## WRITTEN TASK
A verbatim copy is needed of the lines from the one containing "Write a LaTeX" down to the one containing "(nif) at (175,488)", inclusive. Print it with no pictures.

^^^^

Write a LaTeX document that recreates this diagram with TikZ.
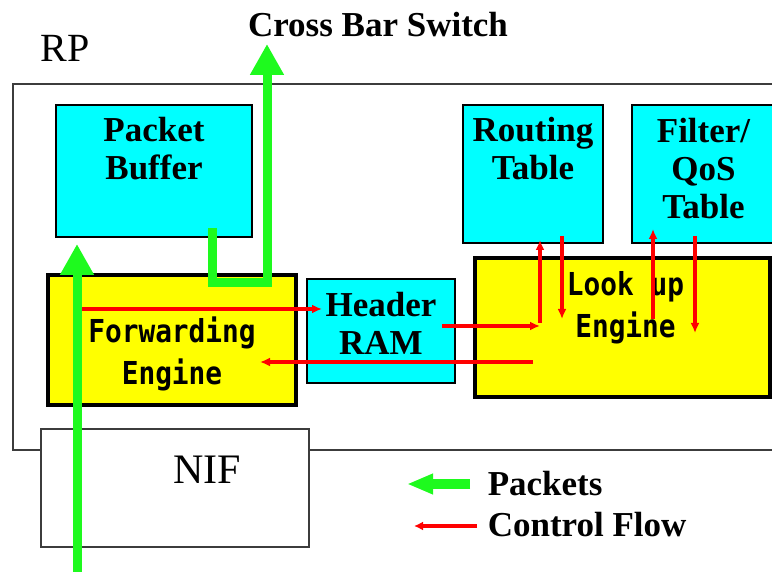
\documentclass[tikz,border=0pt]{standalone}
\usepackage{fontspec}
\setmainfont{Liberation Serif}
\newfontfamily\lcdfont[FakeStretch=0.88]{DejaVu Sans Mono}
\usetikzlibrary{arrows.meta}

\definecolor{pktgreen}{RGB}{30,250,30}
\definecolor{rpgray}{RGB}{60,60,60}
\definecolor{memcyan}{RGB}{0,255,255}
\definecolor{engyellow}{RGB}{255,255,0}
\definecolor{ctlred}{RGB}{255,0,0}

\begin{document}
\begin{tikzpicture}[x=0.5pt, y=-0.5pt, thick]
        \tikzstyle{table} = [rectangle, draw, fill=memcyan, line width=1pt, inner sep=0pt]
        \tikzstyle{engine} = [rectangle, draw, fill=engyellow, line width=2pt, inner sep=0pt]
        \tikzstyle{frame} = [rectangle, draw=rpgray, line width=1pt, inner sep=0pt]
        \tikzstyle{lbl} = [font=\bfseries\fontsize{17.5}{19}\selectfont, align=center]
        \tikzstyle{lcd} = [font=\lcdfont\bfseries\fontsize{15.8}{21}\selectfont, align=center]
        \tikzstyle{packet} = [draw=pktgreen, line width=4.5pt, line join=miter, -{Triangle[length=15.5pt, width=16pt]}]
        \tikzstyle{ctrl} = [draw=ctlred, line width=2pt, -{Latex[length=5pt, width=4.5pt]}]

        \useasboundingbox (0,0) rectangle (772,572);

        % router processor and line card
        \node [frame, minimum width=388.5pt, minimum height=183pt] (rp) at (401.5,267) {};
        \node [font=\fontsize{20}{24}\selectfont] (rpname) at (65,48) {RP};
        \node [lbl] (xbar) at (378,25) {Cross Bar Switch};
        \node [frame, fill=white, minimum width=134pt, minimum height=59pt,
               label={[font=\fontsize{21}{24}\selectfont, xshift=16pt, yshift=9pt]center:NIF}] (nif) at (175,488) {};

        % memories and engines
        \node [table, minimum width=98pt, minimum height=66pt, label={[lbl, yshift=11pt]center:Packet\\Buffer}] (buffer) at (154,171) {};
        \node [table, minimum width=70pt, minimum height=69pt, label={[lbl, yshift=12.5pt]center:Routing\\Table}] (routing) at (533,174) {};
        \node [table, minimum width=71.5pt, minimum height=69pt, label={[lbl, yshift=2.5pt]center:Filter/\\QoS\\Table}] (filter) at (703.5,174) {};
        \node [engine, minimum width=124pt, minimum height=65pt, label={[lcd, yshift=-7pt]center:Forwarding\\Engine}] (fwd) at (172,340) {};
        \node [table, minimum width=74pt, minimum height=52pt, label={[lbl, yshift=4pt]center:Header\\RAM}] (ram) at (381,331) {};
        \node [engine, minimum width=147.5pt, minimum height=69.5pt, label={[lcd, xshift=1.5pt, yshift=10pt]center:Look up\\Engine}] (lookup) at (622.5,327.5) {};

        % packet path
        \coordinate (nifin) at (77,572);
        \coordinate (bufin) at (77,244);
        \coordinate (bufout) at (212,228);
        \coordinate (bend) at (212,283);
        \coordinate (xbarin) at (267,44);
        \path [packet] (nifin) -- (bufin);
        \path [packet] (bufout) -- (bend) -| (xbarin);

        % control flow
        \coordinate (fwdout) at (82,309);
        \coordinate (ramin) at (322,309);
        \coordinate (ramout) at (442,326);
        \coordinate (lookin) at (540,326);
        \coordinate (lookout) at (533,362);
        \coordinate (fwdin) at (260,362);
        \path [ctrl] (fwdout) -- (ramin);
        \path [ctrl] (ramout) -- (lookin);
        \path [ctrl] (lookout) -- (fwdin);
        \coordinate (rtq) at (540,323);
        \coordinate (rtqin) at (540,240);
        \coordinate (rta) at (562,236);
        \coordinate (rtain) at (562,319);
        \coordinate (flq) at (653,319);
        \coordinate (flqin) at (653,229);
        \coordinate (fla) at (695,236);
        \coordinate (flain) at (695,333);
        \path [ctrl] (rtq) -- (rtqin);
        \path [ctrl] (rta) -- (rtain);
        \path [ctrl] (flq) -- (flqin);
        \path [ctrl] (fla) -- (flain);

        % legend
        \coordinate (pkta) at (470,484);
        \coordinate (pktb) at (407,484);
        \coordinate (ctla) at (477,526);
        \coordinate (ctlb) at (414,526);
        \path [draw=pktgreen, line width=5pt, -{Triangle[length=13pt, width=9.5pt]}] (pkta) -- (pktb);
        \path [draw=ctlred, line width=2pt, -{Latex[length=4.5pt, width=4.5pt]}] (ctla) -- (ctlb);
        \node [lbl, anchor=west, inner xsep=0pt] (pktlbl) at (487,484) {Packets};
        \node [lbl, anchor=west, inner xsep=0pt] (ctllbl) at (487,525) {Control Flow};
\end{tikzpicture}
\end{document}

^^^^

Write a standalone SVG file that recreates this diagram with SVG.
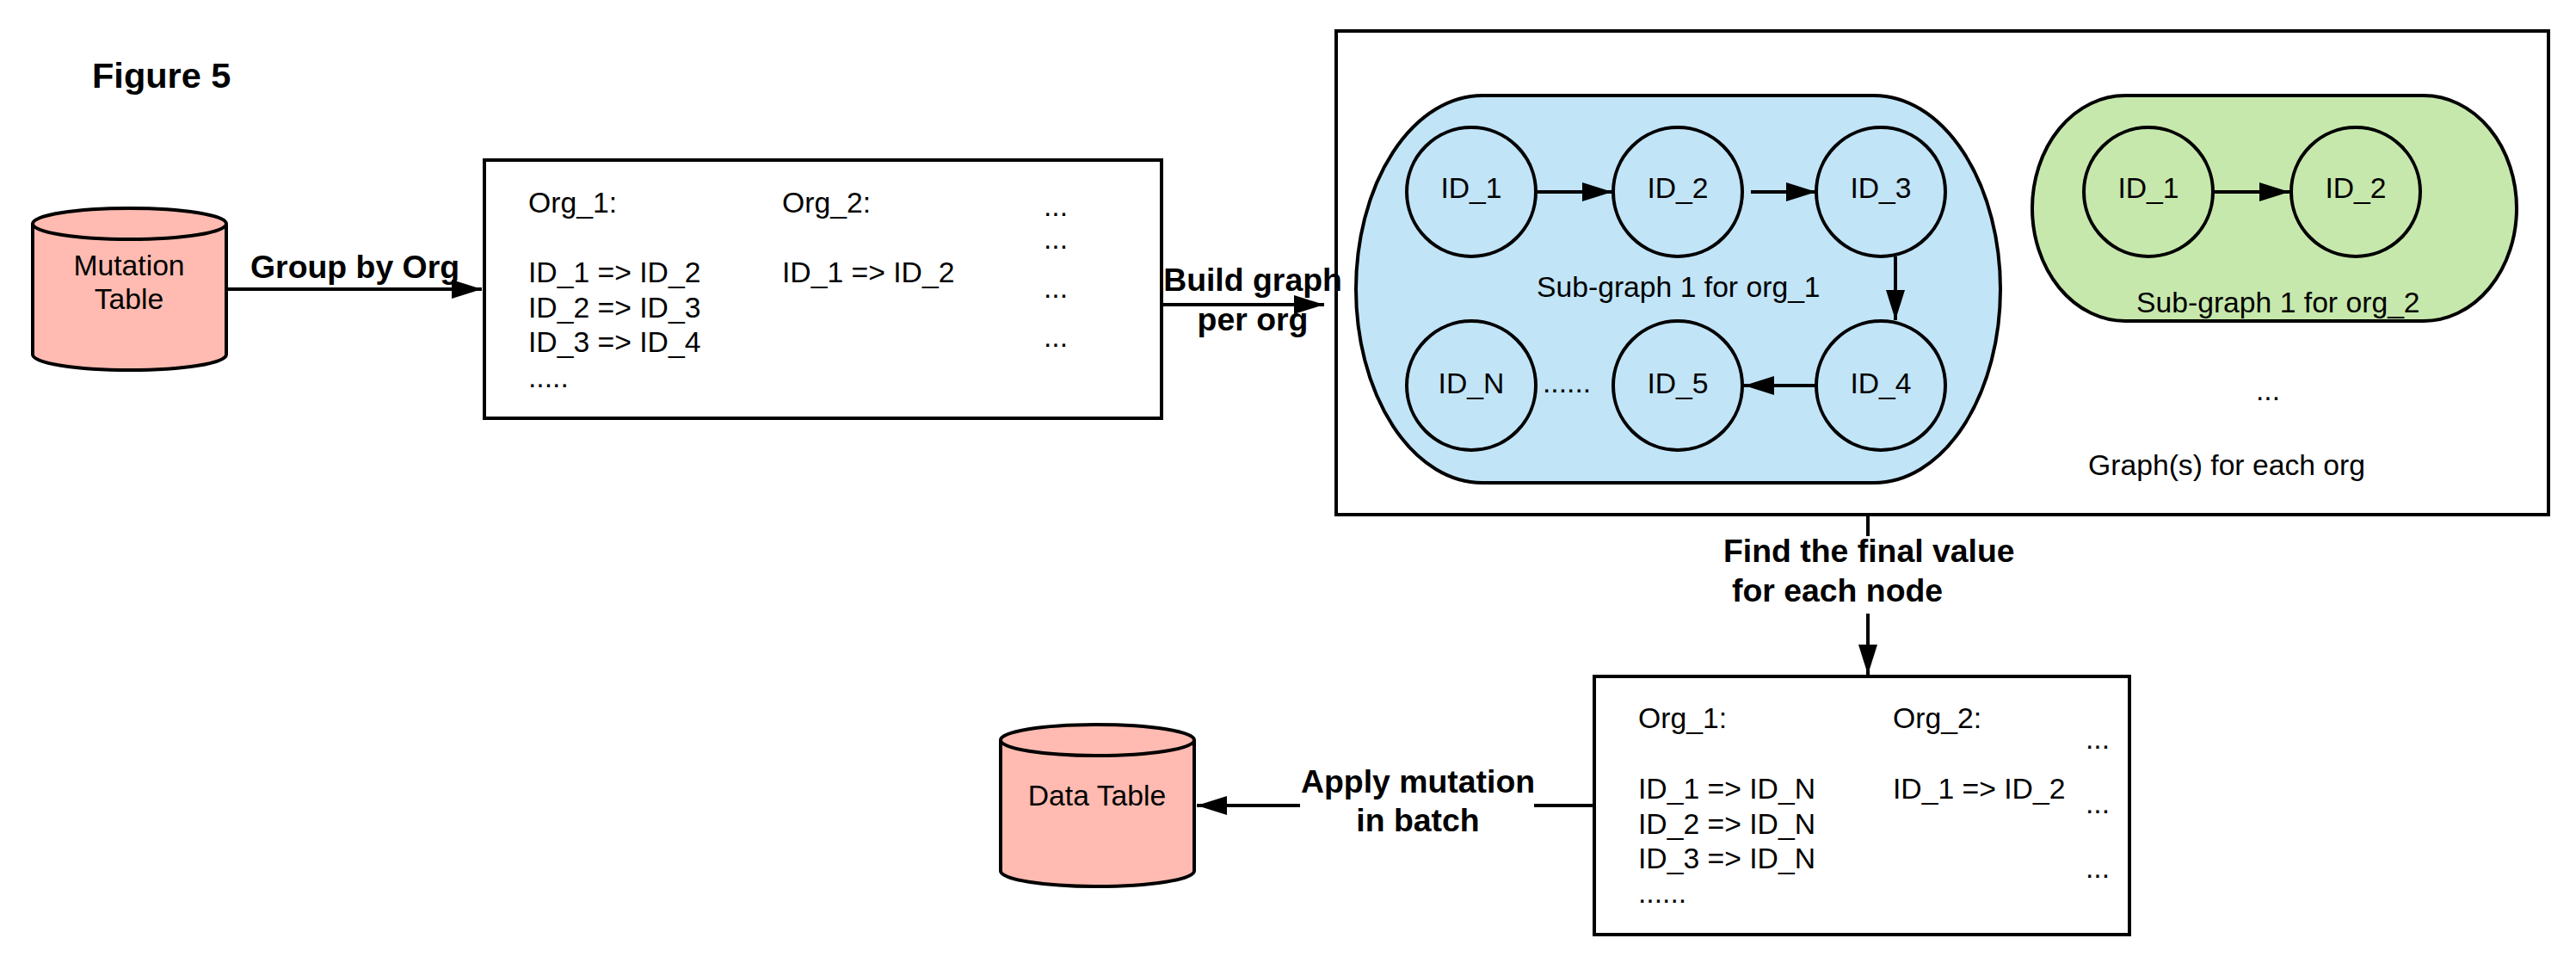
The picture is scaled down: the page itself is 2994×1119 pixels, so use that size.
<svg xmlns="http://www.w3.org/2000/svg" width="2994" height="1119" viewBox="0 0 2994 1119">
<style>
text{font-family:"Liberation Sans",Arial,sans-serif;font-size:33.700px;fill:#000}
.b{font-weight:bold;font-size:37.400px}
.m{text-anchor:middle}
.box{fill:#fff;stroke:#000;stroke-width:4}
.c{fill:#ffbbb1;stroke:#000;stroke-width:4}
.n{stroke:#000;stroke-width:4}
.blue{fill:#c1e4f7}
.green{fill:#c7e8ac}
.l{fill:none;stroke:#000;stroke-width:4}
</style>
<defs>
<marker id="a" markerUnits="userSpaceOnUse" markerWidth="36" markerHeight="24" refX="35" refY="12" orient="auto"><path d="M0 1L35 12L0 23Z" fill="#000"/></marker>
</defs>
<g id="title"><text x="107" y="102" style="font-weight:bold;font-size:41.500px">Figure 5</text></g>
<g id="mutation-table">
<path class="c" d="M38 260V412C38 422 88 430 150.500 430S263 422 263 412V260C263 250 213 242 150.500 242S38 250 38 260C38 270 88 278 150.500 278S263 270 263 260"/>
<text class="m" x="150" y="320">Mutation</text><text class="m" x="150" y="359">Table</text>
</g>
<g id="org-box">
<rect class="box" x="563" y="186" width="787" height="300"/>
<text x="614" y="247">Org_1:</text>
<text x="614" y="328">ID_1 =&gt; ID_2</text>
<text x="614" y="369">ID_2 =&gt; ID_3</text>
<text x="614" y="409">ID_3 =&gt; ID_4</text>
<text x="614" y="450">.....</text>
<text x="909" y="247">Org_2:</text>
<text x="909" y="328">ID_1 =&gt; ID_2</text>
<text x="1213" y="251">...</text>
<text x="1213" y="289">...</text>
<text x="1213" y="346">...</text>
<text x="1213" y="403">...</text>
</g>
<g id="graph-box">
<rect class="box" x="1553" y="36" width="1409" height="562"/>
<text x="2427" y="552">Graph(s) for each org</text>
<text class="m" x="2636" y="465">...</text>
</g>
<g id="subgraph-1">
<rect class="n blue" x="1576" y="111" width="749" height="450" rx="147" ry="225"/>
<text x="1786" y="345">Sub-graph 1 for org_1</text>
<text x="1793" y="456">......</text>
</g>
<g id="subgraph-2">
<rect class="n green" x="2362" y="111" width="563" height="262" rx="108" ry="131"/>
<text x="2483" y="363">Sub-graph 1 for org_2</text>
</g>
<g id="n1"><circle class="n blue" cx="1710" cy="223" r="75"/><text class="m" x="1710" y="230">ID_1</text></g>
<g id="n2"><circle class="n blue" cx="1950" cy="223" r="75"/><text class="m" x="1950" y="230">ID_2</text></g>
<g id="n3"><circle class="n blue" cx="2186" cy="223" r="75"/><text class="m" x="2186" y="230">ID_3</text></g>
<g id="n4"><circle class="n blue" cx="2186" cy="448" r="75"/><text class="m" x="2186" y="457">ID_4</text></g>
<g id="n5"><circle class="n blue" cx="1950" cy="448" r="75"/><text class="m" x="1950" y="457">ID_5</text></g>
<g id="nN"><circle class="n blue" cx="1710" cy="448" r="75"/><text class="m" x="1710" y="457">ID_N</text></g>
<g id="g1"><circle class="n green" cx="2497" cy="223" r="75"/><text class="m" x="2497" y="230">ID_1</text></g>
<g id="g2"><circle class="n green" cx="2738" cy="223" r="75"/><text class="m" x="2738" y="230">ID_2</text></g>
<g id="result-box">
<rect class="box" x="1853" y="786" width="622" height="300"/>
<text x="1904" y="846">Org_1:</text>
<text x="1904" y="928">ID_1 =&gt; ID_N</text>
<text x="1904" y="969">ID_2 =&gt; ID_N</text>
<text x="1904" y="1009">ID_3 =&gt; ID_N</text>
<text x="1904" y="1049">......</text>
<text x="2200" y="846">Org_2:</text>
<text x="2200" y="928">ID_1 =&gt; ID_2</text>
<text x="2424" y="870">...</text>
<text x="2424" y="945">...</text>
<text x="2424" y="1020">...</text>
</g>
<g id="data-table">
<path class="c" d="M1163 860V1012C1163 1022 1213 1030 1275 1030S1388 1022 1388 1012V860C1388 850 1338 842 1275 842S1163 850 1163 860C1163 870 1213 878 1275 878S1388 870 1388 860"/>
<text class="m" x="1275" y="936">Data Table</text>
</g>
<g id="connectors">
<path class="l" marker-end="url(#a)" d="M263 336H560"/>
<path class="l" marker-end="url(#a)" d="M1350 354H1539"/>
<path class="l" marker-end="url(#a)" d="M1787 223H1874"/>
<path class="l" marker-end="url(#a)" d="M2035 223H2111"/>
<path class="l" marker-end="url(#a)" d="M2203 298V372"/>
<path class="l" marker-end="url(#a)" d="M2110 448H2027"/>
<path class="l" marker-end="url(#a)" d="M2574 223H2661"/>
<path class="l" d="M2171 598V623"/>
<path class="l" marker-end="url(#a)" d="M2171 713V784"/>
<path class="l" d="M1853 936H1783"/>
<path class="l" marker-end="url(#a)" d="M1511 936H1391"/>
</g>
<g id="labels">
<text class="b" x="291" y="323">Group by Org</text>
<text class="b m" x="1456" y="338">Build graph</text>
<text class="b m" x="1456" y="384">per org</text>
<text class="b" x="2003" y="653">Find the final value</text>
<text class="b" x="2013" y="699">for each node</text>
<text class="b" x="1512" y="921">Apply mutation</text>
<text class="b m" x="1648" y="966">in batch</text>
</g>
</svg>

^^^^

## RESULT FOR THIS TASK
Write a LaTeX document that recreates this diagram with TikZ.
\documentclass[tikz,border=0pt]{standalone}
\usepackage{fontspec}
\setmainfont{Liberation Serif}
\newfontfamily\lcdfont[FakeStretch=0.88]{DejaVu Sans Mono}
\usetikzlibrary{arrows.meta}

\definecolor{pktgreen}{RGB}{30,250,30}
\definecolor{rpgray}{RGB}{60,60,60}
\definecolor{memcyan}{RGB}{0,255,255}
\definecolor{engyellow}{RGB}{255,255,0}
\definecolor{ctlred}{RGB}{255,0,0}

\begin{document}
\begin{tikzpicture}[x=0.5pt, y=-0.5pt, thick]
        \tikzstyle{table} = [rectangle, draw, fill=memcyan, line width=1pt, inner sep=0pt]
        \tikzstyle{engine} = [rectangle, draw, fill=engyellow, line width=2pt, inner sep=0pt]
        \tikzstyle{frame} = [rectangle, draw=rpgray, line width=1pt, inner sep=0pt]
        \tikzstyle{lbl} = [font=\bfseries\fontsize{17.5}{19}\selectfont, align=center]
        \tikzstyle{lcd} = [font=\lcdfont\bfseries\fontsize{15.8}{21}\selectfont, align=center]
        \tikzstyle{packet} = [draw=pktgreen, line width=4.5pt, line join=miter, -{Triangle[length=15.5pt, width=16pt]}]
        \tikzstyle{ctrl} = [draw=ctlred, line width=2pt, -{Latex[length=5pt, width=4.5pt]}]

        \useasboundingbox (0,0) rectangle (772,572);

        % router processor and line card
        \node [frame, minimum width=388.5pt, minimum height=183pt] (rp) at (401.5,267) {};
        \node [font=\fontsize{20}{24}\selectfont] (rpname) at (65,48) {RP};
        \node [lbl] (xbar) at (378,25) {Cross Bar Switch};
        \node [frame, fill=white, minimum width=134pt, minimum height=59pt,
               label={[font=\fontsize{21}{24}\selectfont, xshift=16pt, yshift=9pt]center:NIF}] (nif) at (175,488) {};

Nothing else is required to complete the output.